I have to confess that I have warmed up to golf even though I have never played one hole let alone one round that did not involve put-put. The Masters ended Sunday and the media coverage surrounding the event was so saccharin that one would think the Dali Lama was playing golf in the Grand Canyon with a club made from a branch derived from one of the oldest Redwoods in the world. ESPN “proudly presents” non-live coverage of The Masters?!?! The entire Masters phenomenon irks me due to its claims of a “tradition unlike any other” and jacket ceremonies in Butler Cabin. Plenty of sports have great tradition. The Kentucky Derby is classy, except for parts of the infield, and it has been run every year since 1875. Of course, Wimbledon, the French Open and Davis Cup also have their share of tradition. Heck, court tennis is referenced in the writings of William Shakespeare and Jean-Jacques Rousseau. How is that for tradition!
When it comes to action and athleticism, I will place tennis head-to-head with any sport under the sun. Tennis requires all of the footwork of basketball without the benefits of time-outs, coaching and substitutions. Tennis involves all of the massive application of hand eye coordination that baseball requires, but does so time and time again rather than letting a player eat sun flower seeds between 4 or 5 at bats in a given game. Tennis requires the steely nerve of golf but also requires a player to concentrate and execute difficult techniques while running. For these reasons and more, tennis is one of the most taxing sports in the world.
The one thing golf has over tennis in the U.S. is positive media treatment. This is partially a result of 3 of golf’s 4 majors being located on U.S. soil. It is also a result of players having 15-25 years on tour to develop rapport with fans rather than the much shorter career of the average professional tennis player. It is also the result of sports journalists such as Jim Nantz. Right as Nantz finishes announcing the NCAA Men’s Final Four, he heads off to The Masters. Nantz is a CBS announcer for just about every major sporting event covered by the network. He also played golf for the University of Houston and was Fred Couples’ roommate.
When Nantz makes a plug for golf while commenting on another major sport, it is an insiders’ plug. Nantz understands golf even if the average sports fan does not associate him with golf. His plugs for The Masters during the NCAA Final Four were quite good. Jim Courier, John McEnroe, Luke Jensen, and Patrick McEnroe all played tennis and comment on their former sport. No former tennis player seems to comment on other major sporting events. Developing some broadcasting breadth would help tennis’ prospects and exposure. Jim Courier could likely announce a baseball game. John McEnroe played a lot of team sports growing up. If former professional tennis players are not able or willing to broaden their broadcasting duties, tennis needs to find a solid college player who is gregarious enough to study journalism and become the next Jim Nantz. Tennis is a great sport, but many journalists simply struggle in their reporting on the sport. Awkward phrases such as “Nadal won the game versus Roger Federer in Paris to capture the French Open” can be avoided with more tennis players entering general sports journalism.

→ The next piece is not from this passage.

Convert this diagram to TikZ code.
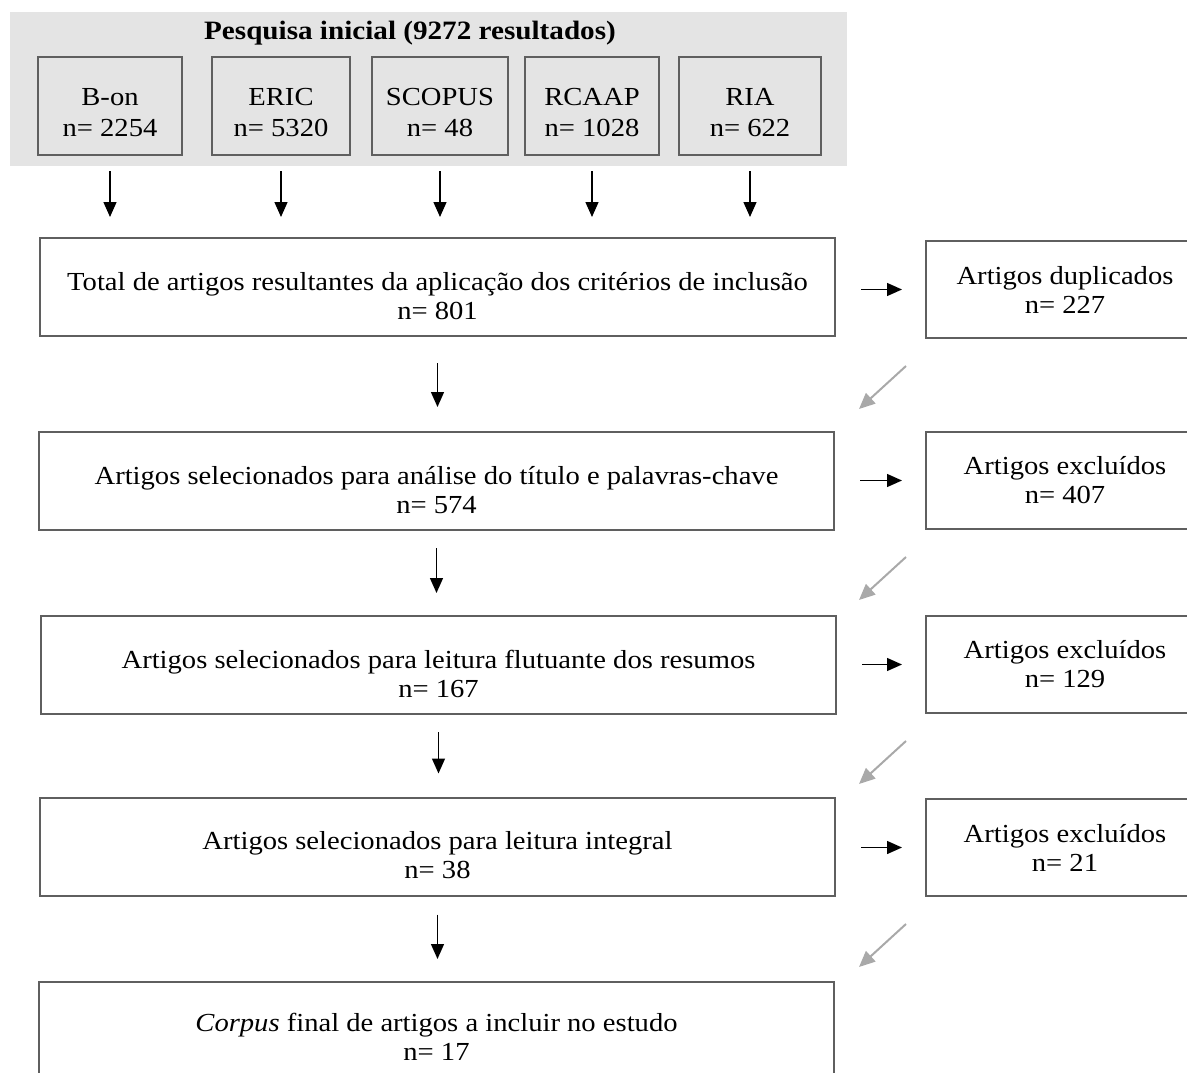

PS – The Masters’ par 3 event the day before actual play starts is a nice idea that tennis could borrow. Arthur Ashe Kids’ Day is a similar event at the U.S. Open, but maybe Wimbledon could hold some sort of skills contest for previous champions and a legends doubles tournament the Sunday before the tournament begins. Seeing Martina Navratilova and John McEnroe try to hit the most accurate drop volley could be fun. Watching Stefan Edberg and Andre Agassi play doubles against Pete Sampras and Boris Becker would also have a certain appeal. Tennis has tradition and should find more positive ways to utilize it.